_REQUIRED WORK_: From the entries below, list each line with "code".

━━━

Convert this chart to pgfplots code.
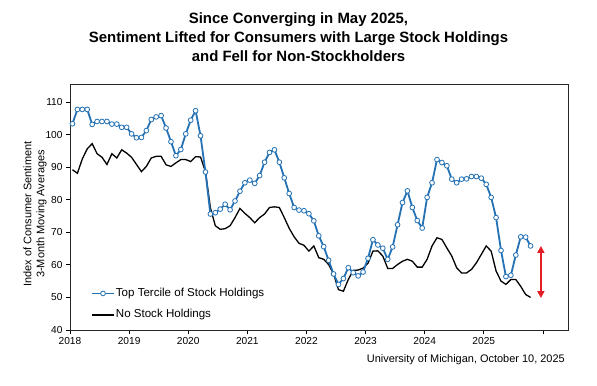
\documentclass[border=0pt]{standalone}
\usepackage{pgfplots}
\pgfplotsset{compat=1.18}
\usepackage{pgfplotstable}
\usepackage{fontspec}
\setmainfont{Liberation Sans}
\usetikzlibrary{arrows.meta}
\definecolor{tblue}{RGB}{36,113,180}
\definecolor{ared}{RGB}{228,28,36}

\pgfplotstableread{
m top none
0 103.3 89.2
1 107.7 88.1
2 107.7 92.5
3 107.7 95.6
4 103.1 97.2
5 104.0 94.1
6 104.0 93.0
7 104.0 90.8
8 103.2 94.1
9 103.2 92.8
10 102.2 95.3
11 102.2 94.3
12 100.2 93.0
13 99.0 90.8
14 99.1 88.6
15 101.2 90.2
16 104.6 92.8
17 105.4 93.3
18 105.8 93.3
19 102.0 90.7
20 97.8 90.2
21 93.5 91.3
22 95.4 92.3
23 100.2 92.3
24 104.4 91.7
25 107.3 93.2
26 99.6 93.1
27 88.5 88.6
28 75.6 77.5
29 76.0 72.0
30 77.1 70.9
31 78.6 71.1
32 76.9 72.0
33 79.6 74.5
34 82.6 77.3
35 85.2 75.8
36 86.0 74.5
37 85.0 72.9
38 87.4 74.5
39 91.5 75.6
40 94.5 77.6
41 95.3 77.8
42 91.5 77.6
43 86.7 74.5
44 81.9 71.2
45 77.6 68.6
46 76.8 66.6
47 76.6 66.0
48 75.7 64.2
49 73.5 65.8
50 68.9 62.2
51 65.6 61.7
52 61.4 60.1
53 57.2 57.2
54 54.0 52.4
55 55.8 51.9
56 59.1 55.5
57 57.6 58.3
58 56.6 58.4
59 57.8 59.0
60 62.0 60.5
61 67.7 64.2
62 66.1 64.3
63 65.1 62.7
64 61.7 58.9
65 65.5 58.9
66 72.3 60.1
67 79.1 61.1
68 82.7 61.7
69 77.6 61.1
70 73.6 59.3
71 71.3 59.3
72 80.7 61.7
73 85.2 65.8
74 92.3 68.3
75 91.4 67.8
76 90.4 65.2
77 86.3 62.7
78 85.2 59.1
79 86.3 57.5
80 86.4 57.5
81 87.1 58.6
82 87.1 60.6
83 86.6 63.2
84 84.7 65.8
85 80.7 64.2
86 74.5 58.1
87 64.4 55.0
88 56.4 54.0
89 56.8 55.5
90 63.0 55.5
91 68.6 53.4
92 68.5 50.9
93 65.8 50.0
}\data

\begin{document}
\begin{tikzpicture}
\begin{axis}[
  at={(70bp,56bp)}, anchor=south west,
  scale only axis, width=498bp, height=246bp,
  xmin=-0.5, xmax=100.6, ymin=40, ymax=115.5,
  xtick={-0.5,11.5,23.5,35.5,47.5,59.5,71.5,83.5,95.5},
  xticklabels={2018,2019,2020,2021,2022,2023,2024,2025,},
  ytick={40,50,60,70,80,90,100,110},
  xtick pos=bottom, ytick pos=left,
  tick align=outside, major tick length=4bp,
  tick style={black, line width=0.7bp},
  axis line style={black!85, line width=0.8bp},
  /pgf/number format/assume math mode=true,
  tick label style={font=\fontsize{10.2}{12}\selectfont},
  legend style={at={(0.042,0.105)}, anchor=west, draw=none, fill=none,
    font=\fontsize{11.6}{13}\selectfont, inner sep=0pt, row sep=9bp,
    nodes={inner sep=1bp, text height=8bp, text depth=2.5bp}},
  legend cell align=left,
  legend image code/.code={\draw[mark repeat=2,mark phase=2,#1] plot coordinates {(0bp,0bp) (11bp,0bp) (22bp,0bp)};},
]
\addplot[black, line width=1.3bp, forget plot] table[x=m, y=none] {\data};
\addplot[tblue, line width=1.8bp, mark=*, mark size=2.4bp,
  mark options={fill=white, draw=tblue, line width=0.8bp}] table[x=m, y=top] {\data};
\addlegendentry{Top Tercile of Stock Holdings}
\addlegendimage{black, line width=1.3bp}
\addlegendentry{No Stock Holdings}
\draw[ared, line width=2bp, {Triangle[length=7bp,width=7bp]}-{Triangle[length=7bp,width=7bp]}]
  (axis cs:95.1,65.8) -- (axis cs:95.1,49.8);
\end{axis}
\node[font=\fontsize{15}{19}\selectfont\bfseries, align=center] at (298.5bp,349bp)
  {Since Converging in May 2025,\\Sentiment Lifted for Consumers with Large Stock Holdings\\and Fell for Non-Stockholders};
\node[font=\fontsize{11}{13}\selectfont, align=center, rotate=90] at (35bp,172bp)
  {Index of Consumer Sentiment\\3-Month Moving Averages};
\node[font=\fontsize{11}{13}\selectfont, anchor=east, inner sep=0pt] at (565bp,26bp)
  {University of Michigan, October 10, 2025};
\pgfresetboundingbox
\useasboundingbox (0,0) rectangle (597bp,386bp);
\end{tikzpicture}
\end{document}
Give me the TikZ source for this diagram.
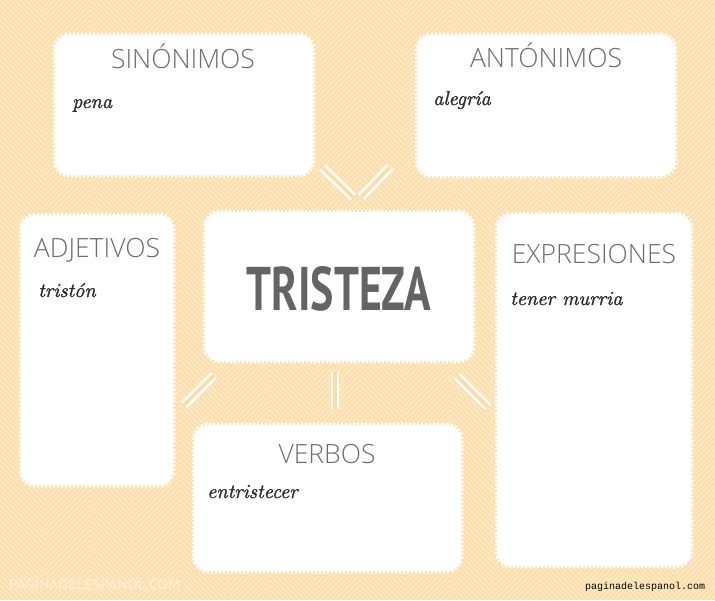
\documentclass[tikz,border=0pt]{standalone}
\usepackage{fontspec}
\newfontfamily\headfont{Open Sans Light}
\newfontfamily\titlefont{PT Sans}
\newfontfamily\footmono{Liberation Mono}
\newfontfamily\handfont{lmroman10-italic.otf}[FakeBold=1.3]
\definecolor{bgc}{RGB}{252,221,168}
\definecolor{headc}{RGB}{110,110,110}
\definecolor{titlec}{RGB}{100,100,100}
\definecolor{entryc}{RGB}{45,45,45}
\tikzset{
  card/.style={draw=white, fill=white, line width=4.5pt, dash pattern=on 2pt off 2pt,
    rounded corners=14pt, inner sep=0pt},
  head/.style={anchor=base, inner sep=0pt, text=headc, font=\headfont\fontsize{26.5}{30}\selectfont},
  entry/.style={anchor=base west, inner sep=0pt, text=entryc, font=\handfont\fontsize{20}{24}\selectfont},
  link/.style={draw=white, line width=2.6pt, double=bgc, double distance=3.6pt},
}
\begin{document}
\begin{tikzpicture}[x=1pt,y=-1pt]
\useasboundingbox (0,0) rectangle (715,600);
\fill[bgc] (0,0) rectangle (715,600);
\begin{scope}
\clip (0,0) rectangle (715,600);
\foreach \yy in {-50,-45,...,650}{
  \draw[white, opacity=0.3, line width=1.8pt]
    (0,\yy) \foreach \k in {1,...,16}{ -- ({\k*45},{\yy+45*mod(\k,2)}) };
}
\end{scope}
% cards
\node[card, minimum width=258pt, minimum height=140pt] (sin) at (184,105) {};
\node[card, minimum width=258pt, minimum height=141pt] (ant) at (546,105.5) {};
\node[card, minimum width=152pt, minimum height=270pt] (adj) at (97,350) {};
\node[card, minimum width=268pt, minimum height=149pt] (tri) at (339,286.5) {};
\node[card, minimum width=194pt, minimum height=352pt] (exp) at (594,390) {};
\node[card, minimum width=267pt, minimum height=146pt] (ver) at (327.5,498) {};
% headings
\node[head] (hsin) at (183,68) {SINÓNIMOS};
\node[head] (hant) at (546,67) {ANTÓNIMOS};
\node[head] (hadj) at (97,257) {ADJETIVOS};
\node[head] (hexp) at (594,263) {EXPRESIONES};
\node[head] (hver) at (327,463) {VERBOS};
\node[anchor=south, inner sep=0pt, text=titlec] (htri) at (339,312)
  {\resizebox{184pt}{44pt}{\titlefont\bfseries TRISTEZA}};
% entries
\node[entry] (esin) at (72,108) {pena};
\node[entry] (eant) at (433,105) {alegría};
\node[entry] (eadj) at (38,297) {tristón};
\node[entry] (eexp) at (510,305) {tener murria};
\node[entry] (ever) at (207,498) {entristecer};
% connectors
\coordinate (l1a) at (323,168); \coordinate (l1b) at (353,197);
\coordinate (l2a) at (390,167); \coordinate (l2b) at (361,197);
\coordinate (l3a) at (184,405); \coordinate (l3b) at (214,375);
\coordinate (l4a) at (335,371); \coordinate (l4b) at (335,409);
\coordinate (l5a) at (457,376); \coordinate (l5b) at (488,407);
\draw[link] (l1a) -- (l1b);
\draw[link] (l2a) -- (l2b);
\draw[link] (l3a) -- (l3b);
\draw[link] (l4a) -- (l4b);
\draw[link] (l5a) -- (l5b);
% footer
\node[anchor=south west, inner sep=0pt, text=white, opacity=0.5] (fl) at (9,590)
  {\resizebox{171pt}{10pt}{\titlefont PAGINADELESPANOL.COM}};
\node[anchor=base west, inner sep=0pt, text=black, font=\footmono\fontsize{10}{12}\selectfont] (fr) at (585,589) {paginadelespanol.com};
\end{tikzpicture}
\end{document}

━━━

_EXPECTED ANSWER_:
Convert this chart to pgfplots code.
  legend image code/.code={\draw[mark repeat=2,mark phase=2,#1] plot coordinates {(0bp,0bp) (11bp,0bp) (22bp,0bp)};},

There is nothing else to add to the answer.